# PROBLEM
Omit the pictures and print exactly the lines of the listing below, starting at the first and ending at the line containing "return (p - L) / (R - L)".

# ENTRIES
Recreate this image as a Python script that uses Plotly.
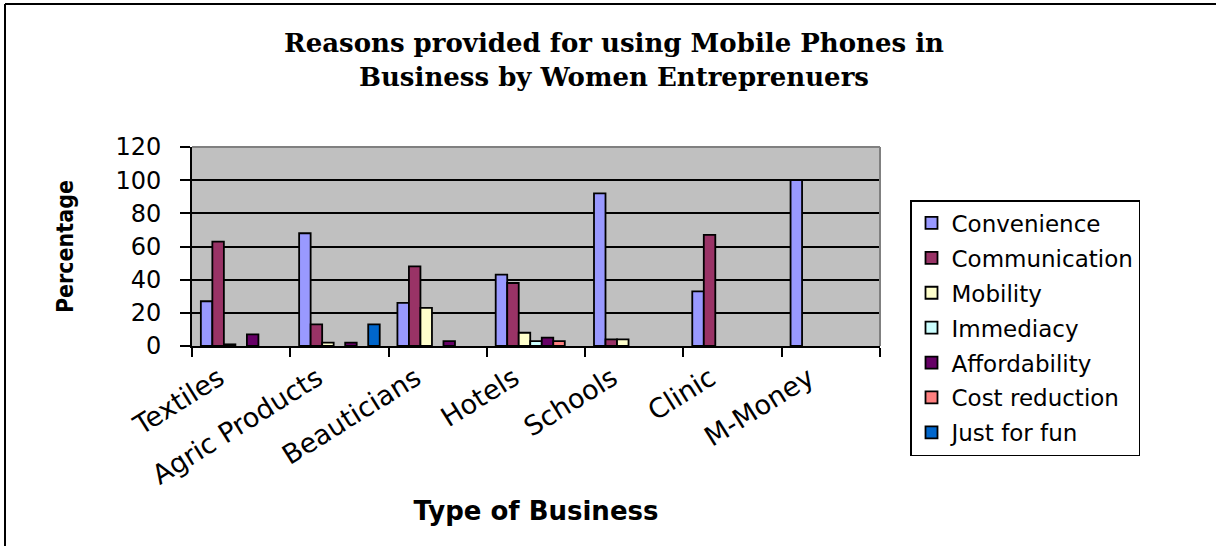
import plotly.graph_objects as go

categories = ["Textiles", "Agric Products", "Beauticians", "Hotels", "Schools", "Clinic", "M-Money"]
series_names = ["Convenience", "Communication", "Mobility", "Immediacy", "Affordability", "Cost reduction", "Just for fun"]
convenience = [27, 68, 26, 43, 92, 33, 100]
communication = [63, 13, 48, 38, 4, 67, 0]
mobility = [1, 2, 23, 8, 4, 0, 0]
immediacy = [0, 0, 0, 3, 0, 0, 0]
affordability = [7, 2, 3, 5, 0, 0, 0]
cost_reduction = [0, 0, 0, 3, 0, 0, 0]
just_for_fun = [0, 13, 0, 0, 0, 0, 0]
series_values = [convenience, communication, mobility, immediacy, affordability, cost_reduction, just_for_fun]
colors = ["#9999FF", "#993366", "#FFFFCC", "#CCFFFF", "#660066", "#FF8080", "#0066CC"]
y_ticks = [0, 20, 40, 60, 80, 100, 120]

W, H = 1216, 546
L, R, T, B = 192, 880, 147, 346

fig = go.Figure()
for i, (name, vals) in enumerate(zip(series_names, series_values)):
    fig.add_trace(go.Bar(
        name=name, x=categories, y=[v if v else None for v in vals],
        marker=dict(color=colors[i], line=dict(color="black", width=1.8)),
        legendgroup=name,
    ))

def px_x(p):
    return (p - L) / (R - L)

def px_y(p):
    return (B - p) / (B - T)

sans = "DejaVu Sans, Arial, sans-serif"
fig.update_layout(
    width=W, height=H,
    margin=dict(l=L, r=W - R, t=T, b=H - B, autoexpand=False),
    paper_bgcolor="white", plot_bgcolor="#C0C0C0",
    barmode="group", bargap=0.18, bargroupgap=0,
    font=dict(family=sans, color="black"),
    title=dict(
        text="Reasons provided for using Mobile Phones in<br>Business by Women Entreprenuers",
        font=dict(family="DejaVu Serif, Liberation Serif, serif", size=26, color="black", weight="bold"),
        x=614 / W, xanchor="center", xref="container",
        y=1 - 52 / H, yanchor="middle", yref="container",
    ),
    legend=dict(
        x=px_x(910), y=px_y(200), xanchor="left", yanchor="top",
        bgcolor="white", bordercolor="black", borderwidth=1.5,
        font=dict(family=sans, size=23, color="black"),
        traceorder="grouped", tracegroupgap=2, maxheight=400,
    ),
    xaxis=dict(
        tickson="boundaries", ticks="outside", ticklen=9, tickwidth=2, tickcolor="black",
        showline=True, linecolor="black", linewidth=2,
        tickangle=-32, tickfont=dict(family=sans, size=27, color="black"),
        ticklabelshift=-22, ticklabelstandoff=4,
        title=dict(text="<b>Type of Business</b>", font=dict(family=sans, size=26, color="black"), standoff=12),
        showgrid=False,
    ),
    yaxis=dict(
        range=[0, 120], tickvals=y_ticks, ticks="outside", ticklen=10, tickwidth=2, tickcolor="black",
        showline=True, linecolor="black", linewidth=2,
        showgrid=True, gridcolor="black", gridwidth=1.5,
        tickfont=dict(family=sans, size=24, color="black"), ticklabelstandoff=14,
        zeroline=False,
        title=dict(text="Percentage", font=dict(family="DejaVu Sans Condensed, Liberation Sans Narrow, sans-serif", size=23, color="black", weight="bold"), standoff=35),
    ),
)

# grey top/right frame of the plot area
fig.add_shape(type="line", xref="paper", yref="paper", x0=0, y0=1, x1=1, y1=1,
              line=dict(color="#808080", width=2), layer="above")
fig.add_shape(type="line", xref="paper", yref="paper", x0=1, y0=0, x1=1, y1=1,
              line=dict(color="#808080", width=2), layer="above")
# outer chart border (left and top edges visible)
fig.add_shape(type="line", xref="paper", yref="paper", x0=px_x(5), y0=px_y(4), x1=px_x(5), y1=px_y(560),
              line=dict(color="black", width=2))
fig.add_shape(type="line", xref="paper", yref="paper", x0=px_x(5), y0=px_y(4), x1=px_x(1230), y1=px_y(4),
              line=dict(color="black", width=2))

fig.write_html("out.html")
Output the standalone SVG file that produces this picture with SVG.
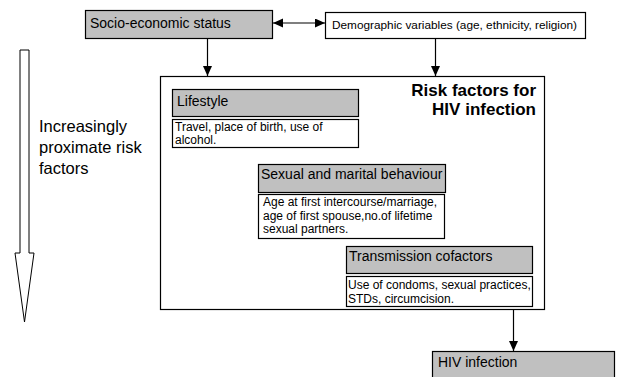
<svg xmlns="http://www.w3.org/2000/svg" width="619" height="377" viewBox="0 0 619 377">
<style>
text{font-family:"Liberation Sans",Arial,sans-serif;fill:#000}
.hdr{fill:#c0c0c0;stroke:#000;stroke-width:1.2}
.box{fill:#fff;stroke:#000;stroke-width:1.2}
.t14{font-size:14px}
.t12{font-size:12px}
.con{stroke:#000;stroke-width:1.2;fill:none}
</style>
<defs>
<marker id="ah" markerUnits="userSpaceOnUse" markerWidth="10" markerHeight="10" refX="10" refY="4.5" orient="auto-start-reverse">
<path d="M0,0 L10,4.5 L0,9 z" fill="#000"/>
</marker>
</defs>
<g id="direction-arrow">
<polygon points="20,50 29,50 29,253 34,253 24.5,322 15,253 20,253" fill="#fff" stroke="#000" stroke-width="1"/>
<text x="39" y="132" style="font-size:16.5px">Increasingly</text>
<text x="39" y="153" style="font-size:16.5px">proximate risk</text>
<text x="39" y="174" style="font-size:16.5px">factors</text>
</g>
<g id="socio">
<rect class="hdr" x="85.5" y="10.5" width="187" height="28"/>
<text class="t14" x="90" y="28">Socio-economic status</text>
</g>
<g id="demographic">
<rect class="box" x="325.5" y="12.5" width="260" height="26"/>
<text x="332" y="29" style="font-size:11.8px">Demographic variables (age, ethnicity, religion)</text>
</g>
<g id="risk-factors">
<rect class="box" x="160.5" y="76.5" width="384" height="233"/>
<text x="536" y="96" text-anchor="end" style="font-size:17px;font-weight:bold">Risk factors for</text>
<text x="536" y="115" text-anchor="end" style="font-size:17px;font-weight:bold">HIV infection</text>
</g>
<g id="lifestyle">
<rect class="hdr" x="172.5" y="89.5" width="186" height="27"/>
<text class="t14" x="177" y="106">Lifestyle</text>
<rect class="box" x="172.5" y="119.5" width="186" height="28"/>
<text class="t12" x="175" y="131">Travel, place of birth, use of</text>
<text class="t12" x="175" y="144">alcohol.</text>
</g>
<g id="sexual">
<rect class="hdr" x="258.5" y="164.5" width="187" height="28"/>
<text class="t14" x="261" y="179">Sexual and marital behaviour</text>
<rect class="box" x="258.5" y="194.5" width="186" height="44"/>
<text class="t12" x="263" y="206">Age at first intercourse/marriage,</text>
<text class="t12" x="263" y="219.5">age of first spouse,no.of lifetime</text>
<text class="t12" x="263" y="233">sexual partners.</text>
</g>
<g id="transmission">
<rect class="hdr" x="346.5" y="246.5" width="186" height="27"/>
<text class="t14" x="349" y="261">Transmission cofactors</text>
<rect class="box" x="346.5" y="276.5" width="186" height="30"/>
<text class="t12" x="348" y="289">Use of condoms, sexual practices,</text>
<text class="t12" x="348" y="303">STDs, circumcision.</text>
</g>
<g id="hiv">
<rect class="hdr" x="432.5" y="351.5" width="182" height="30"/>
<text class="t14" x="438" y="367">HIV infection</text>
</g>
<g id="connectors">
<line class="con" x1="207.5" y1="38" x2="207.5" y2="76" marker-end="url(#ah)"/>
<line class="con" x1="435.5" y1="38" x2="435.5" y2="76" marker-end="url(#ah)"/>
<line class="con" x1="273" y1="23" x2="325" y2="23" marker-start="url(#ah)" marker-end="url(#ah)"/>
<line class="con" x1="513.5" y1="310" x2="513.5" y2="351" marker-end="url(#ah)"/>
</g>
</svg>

# TASK ANSWER
Recreate this image as a Python script that uses Plotly.
import plotly.graph_objects as go

categories = ["Textiles", "Agric Products", "Beauticians", "Hotels", "Schools", "Clinic", "M-Money"]
series_names = ["Convenience", "Communication", "Mobility", "Immediacy", "Affordability", "Cost reduction", "Just for fun"]
convenience = [27, 68, 26, 43, 92, 33, 100]
communication = [63, 13, 48, 38, 4, 67, 0]
mobility = [1, 2, 23, 8, 4, 0, 0]
immediacy = [0, 0, 0, 3, 0, 0, 0]
affordability = [7, 2, 3, 5, 0, 0, 0]
cost_reduction = [0, 0, 0, 3, 0, 0, 0]
just_for_fun = [0, 13, 0, 0, 0, 0, 0]
series_values = [convenience, communication, mobility, immediacy, affordability, cost_reduction, just_for_fun]
colors = ["#9999FF", "#993366", "#FFFFCC", "#CCFFFF", "#660066", "#FF8080", "#0066CC"]
y_ticks = [0, 20, 40, 60, 80, 100, 120]

W, H = 1216, 546
L, R, T, B = 192, 880, 147, 346

fig = go.Figure()
for i, (name, vals) in enumerate(zip(series_names, series_values)):
    fig.add_trace(go.Bar(
        name=name, x=categories, y=[v if v else None for v in vals],
        marker=dict(color=colors[i], line=dict(color="black", width=1.8)),
        legendgroup=name,
    ))

def px_x(p):
    return (p - L) / (R - L)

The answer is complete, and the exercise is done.